Miguel Monteiro

Personal information
- Nationality: Portuguese
- Born: 23 December 2000 (age 25) Viseu, Portugal

Sport
- Country: Portugal
- Sport: Para-athletics
- Disability: Achondroplasia
- Disability class: F40
- Event: Shot put
- Club: Casa do Povo de Mangualde
- Turned pro: 2016
- Coached by: Joao Amaral Mendes

Medal record
Representing Portugal
Para-athletics
Paralympic Games
| Gold medal – first place | 2024 Paris | Shot put F40 |
| Bronze medal – third place | 2020 Tokyo | Shot put F40 |
World Championships
| Silver medal – second place | 2017 London | Shot put F40 |
| Silver medal – second place | 2024 Kobe | Shot put F40 |
| Silver medal – second place | 2025 New Delhi | Shot put F40 |
| Bronze medal – third place | 2023 Paris | Shot put F40 |
European Championships
| Gold medal – first place | 2021 Bydgoszcz | Shot put F40 |

= Miguel Monteiro (athlete) =

Portuguese Paralympic athlete

Miguel Monteiro (born 23 December 2000) is a Portuguese Para-athlete specializing in shot put.

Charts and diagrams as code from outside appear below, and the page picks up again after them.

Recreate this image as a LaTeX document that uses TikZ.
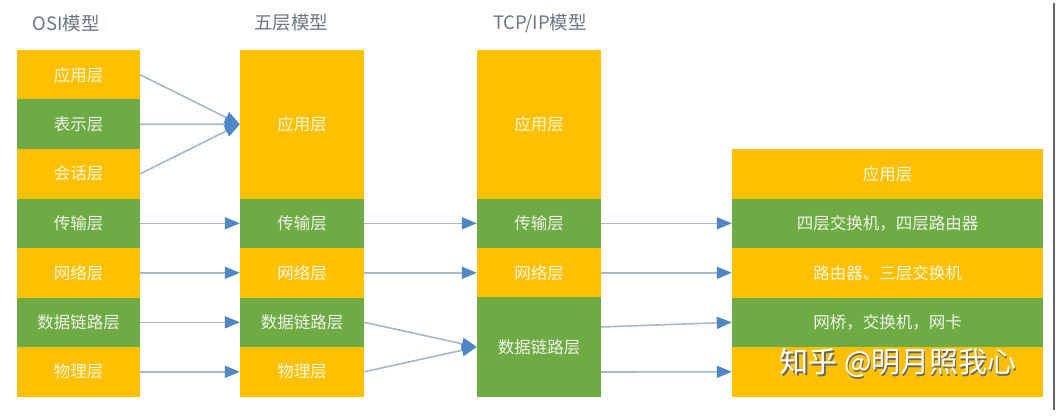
\documentclass[tikz,border=0pt]{standalone}
\usepackage{fontspec}
\setmainfont{Noto Sans CJK SC}
\usepackage{xcolor}
\usepackage{tikz}
\usetikzlibrary{positioning,arrows.meta}
\definecolor{layerY}{HTML}{FFC000}
\definecolor{layerG}{HTML}{6EAB45}
\definecolor{flowln}{HTML}{A9B7C9}
\definecolor{flowtip}{HTML}{4E86C6}
\definecolor{titlegr}{HTML}{6B7785}
\tikzset{
  every node/.style={font=\fontsize{16.5}{18}\selectfont},
  cell/.style={rectangle, fill=#1, draw=none, inner sep=0pt,
    text=white, text opacity=0.88},
  ttl/.style={text=titlegr, font=\fontsize{18.5}{20}\selectfont},
  flow/.style={draw=flowln, line width=1.6pt,
    -{Triangle[length=15pt,width=12pt,color=flowtip]}}
}

\begin{document}
\begin{tikzpicture}[x=1pt,y=-1pt]
\fill[white] (0,0) rectangle (1059,417);
\useasboundingbox (0,0) rectangle (1059,417);

% =========================
% TITLES
% =========================
\node[ttl] (tOSI)  at (66,23)  {OSI模型};
\node[ttl] (tFive) at (291,23) {五层模型};
\node[ttl] (tTCP)  at (540,23) {TCP/IP模型};

% =========================
% OSI (7 layers)
% =========================
\foreach \name/\row/\clr/\txt in {
  osiA/0/layerY/应用层,
  osiB/1/layerG/表示层,
  osiC/2/layerY/会话层,
  osiD/3/layerG/传输层,
  osiE/4/layerY/网络层,
  osiF/5/layerG/数据链路层,
  osiG/6/layerY/物理层
}{
  \node[cell=\clr, minimum width=123pt, minimum height=49.6pt]
    (\name) at (78.5,{74.8+49.5*\row}) {\txt};
}

% =========================
% five-layer model
% =========================
\node[cell=layerY, minimum width=124pt, minimum height=148.6pt]
  (fiveA) at (302,124.25) {应用层};
\foreach \name/\row/\clr/\txt in {
  fiveB/3/layerG/传输层,
  fiveC/4/layerY/网络层,
  fiveD/5/layerG/数据链路层,
  fiveE/6/layerY/物理层
}{
  \node[cell=\clr, minimum width=124pt, minimum height=49.6pt]
    (\name) at (302,{74.8+49.5*\row}) {\txt};
}

% =========================
% TCP/IP model
% =========================
\node[cell=layerY, minimum width=124pt, minimum height=148.6pt]
  (tcpA) at (539,124.25) {应用层};
\node[cell=layerG, minimum width=124pt, minimum height=49.6pt]
  (tcpB) at (539,223.3) {传输层};
\node[cell=layerY, minimum width=124pt, minimum height=49.6pt]
  (tcpC) at (539,272.8) {网络层};
\node[cell=layerG, minimum width=124pt, minimum height=99.1pt]
  (tcpD) at (539,347) {数据链路层};

% =========================
% DEVICES (right column)
% =========================
\foreach \name/\row/\clr/\txt in {
  devA/2/layerY/应用层,
  devB/3/layerG/四层交换机，四层路由器,
  devC/4/layerY/路由器、三层交换机,
  devD/5/layerG/网桥，交换机，网卡,
  devE/6/layerY/{}
}{
  \node[cell=\clr, minimum width=311pt, minimum height=49.6pt]
    (\name) at (887.5,{74.8+49.5*\row}) {\txt};
}

% =========================
% ARROWS
% =========================
\foreach \src/\dst in {osiA/fiveA, osiB/fiveA, osiC/fiveA,
  osiD/fiveB, osiE/fiveC, osiF/fiveD, osiG/fiveE,
  fiveB/tcpB, fiveC/tcpC, fiveD/tcpD, fiveE/tcpD,
  tcpB/devB, tcpC/devC}
  \draw[flow] (\src.east) -- (\dst.west);
\draw[flow] ([yshift=20pt]tcpD.east) -- (devD.west);
\draw[flow] ([yshift=-25pt]tcpD.east) -- (devE.west);

% frame edge on the right
\draw[gray!80!black, line width=1.2pt] (1054,3) -- (1054,410);

% watermark
\node[text=black!60, font=\fontsize{29}{30}\selectfont]
  (wmShade) at (899.5,364.5) {知乎 @明月照我心};
\node[text=white, font=\fontsize{29}{30}\selectfont]
  (wm) at (898,363) {知乎 @明月照我心};

\end{tikzpicture}
\end{document}
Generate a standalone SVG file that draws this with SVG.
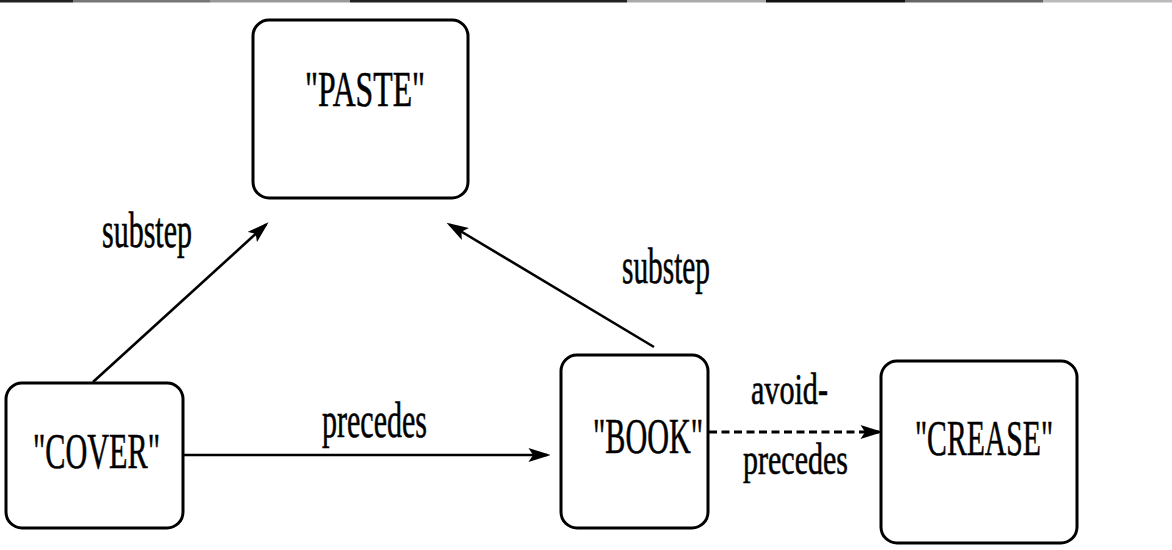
<svg xmlns="http://www.w3.org/2000/svg" width="1172" height="550" viewBox="0 0 1172 550">
<style>
.box{fill:#fff;stroke:#000;stroke-width:3}
.t{font-family:"Liberation Serif","Times New Roman",serif;font-size:50px;fill:#000;stroke:#000;stroke-width:0.6}
.s{font-size:44px}
.e{stroke:#000;stroke-width:2.6;fill:none}
.d{stroke:#000;stroke-width:3;fill:none;stroke-dasharray:8 4.5}
</style>
<defs>
<marker id="ah" markerUnits="userSpaceOnUse" markerWidth="22" markerHeight="14" viewBox="0 0 19 12" refX="16" refY="6" orient="auto">
<path d="M0,0 L19,6 L0,12 L4,6 z" fill="#000"/>
</marker>
</defs>
<rect width="1172" height="550" fill="#fff"/>
<g id="topline">
<rect x="0" y="0" width="73" height="2.5" fill="#222"/>
<rect x="73" y="0" width="137" height="2.5" fill="#777"/>
<rect x="210" y="0" width="140" height="2.5" fill="#999"/>
<rect x="350" y="0" width="277" height="2.5" fill="#222"/>
<rect x="627" y="0" width="139" height="2.5" fill="#aaa"/>
<rect x="766" y="0" width="139" height="2.5" fill="#111"/>
<rect x="905" y="0" width="138" height="2.5" fill="#666"/>
<rect x="1043" y="0" width="129" height="2.5" fill="#bbb"/>
</g>
<g id="edges">
<line class="e" x1="93" y1="382" x2="266" y2="224.5" marker-end="url(#ah)"/>
<line class="e" x1="654" y1="347" x2="449.5" y2="224.5" marker-end="url(#ah)"/>
<line class="e" x1="183" y1="455" x2="547" y2="455" marker-end="url(#ah)"/>
<line class="d" x1="709" y1="432" x2="879" y2="432" marker-end="url(#ah)"/>
<text class="t" transform="translate(102,247) scale(0.6,1)" x="0" y="0" textLength="150" lengthAdjust="spacingAndGlyphs">substep</text>
<text class="t" transform="translate(622,283) scale(0.6,1)" x="0" y="0" textLength="146.7" lengthAdjust="spacingAndGlyphs">substep</text>
<text class="t" transform="translate(322,437) scale(0.6,1)" x="0" y="0" textLength="175" lengthAdjust="spacingAndGlyphs">precedes</text>
<text class="t s" transform="translate(751,404) scale(0.6,1)" x="0" y="0" textLength="128.3" lengthAdjust="spacingAndGlyphs">avoid-</text>
<text class="t s" transform="translate(743,474) scale(0.6,1)" x="0" y="0" textLength="175" lengthAdjust="spacingAndGlyphs">precedes</text>
</g>
<g id="paste">
<rect class="box" x="253" y="20" width="215" height="178" rx="16"/>
<text class="t" transform="translate(305,106) scale(0.6,1)" x="0" y="0" textLength="200" lengthAdjust="spacingAndGlyphs">"PASTE"</text>
</g>
<g id="cover">
<rect class="box" x="6" y="383" width="177" height="145" rx="16"/>
<text class="t" transform="translate(33,468) scale(0.6,1)" x="0" y="0" textLength="211.7" lengthAdjust="spacingAndGlyphs">"COVER"</text>
</g>
<g id="book">
<rect class="box" x="561" y="355" width="147" height="173" rx="16"/>
<text class="t" transform="translate(593,453) scale(0.6,1)" x="0" y="0" textLength="183.3" lengthAdjust="spacingAndGlyphs">"BOOK"</text>
</g>
<g id="crease">
<rect class="box" x="881" y="361" width="196" height="182" rx="16"/>
<text class="t" transform="translate(915,455) scale(0.6,1)" x="0" y="0" textLength="230" lengthAdjust="spacingAndGlyphs">"CREASE"</text>
</g>
</svg>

He represented Portugal at the Paralympic Games.

==Career==
Monteiro represented Portugal in the shot put F40 event at the 2020 Summer Paralympics and won a bronze medal.

He qualified for the 2024 Summer Paralympics by winning a bronze medal in the shot put F40 event. At the 2024 Summer Paralympics, he won a gold medal in the shot put F40 event.